The number of resources for any writer these days is growing. Google is your friend when it comes to searching for anything, along with Wikipedia for a basic overview on a given topic. Even dictionaries are available for free or a small paid subscription online. I also recently picked up a copy of a Steampunk book, out on the cheap at the local book store to use as research for the Ravagers story (was previously titled The Never Ending Pilgrimage), which I am rewriting for a submission. The story is going through an extensive rewrite to change from a future setting to a Steampunk one and has been an excellent resource. The short was around 1,700 words and is now nearing the 3,000 mark with more to come, expanding to a novelette/novella length.

So what resources in your collection have you found to be invaluable?


2015 – The Year Ahead

So 2015 is upon us well and truly. It’s already 11 days in and I’ve received two awesome pieces of news. More on that shortly. With 2015 comes a new year with many changes ahead.

First off, my family and I are moving back to Adelaide this month, so it’s been a mad rush of packing the house to move in the next few weeks. Writing time has been almost non-existent. It has meant that I am leaving a job to unemployment for hopefully a short while. If no work does come up, at least after doing job applications each day I can spend some more time writing!

I have decided to set myself some goals for this year. My biggest goal is to completed the first draft for the zombie novel which I started in 2012. Last Thursday night, I did crack the 50,000 words of the planned 75,000. Now this novel is aimed at the Late Young Adult range, it does have some swearing and graphic scenes.

My second goal is to complete several short stories (aiming for a minimum of 5) and send them off for submission. I completed another short story for consideration for another anthology late last year that got rejected. Have decided to expand it, adding more to it and then send on to another market.

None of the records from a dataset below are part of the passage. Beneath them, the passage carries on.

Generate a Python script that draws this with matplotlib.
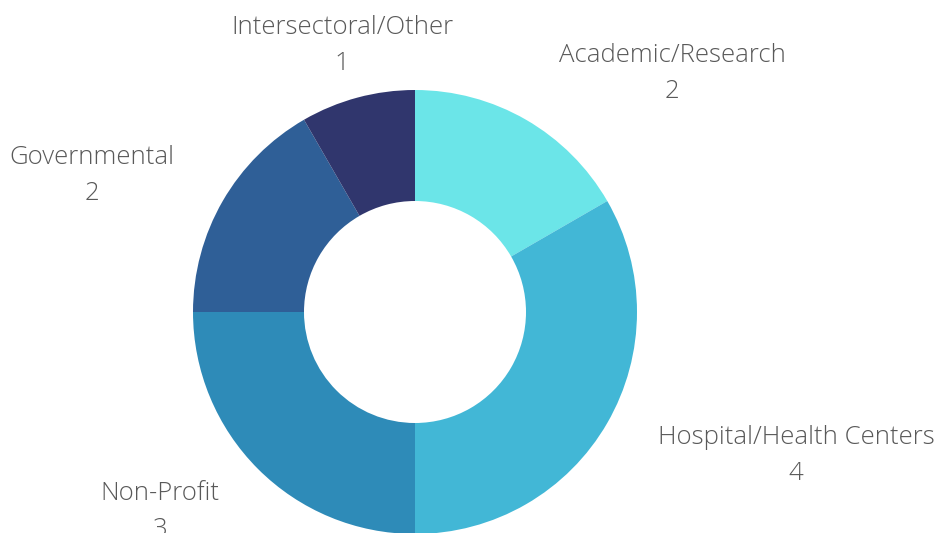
import matplotlib.pyplot as plt

labels = ["Academic/Research", "Hospital/Health Centers", "Non-Profit", "Governmental", "Intersectoral/Other"]
counts = [2, 4, 3, 2, 1]
colors = ["#6be5e8", "#42b7d6", "#2e8bb8", "#2f5f97", "#30366d"]

# label anchor points in pixel coords (x, y from top)
label_pos = [(672, 55), (796, 437), (160, 494), (92, 157), (342, 27)]

W, H = 937, 533
fig = plt.figure(figsize=(W / 100, H / 100), dpi=100)
ax = fig.add_axes([0, 0, 1, 1])
ax.set_xlim(0, W)
ax.set_ylim(0, H)
ax.set_aspect("equal")
ax.axis("off")

ax.pie(counts, colors=colors, startangle=90, counterclock=False,
       center=(415, H - 312), radius=222,
       wedgeprops=dict(width=111, linewidth=0))
ax.set_xlim(0, W)
ax.set_ylim(0, H)

for name, n, (x, y) in zip(labels, counts, label_pos):
    ax.text(x, H - y, name, ha="center", va="center", fontsize=18.5,
            family="Open Sans", weight="light", color="#595959")
    ax.text(x, H - y - 36, str(n), ha="center", va="center", fontsize=18.5,
            family="Open Sans", weight="light", color="#595959")

fig.savefig("out.png", dpi=100)
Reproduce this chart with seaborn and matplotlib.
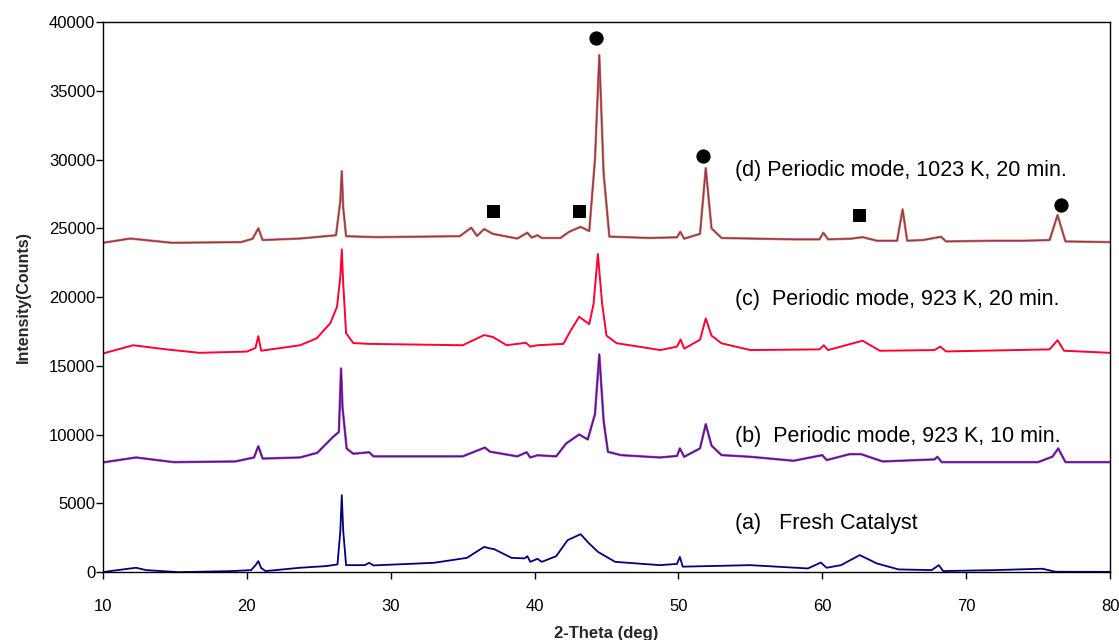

My third goal is to read 20 books this year. I’ve gone back to using Goodreads to keep track of which books I have and set the goal through the iPhone app. So far I have completed 2 books (admittedly, the first one I started in September last year). The most recently finished is Bound (Alex Caine #1) by Alan Baxter. Was a brilliant read.

Now onto the news. I received an email that my application for the Advanced Diploma in Professional Writing has turned into an offer of acceptance. I should hear from the TAFE in a few days.

fromoutofthedarkThe second piece of news is that the story I sold last year has been publication and is now available! The paperback edition is available through Amazon whilst the ebook is available through Smashwords. When I saw the list of other authors appearing in the anthology, I was pretty excited. The contents are:

  • Gene Stewart – Eschaton’s Fate
  • Tony Shillitoe – Hope
  • James O’Keefe – Light in the Darkness
  • Alexander Zelenyi – In a Room Empty For You
  • Rob Bleckly – The Grim
  • L.E. Bodillo – The Dead Kind
  • Mark Rookyard – Between the World
  • Victoria Dylan – Out in the Dark
  • Jason Andrew – Fading Light From a Dying Star
  • Gregory L. Norris – Fleeing into the Darkness of Disaster

Having my own story appearing right after Tony Shillitoe is something to be very proud of as he is quite a well known Australian author.

With many thanks to Robert N Stephenson for publishing this piece. I have known him for quite a few years now. He has a new book coming out this month, which I am really looking forward to reading. It will be available through Satalyte Publishing from January 30th 2015.

So some great news to kick the new year off and some goals set to achieve. Let’s see what the rest of the year brings.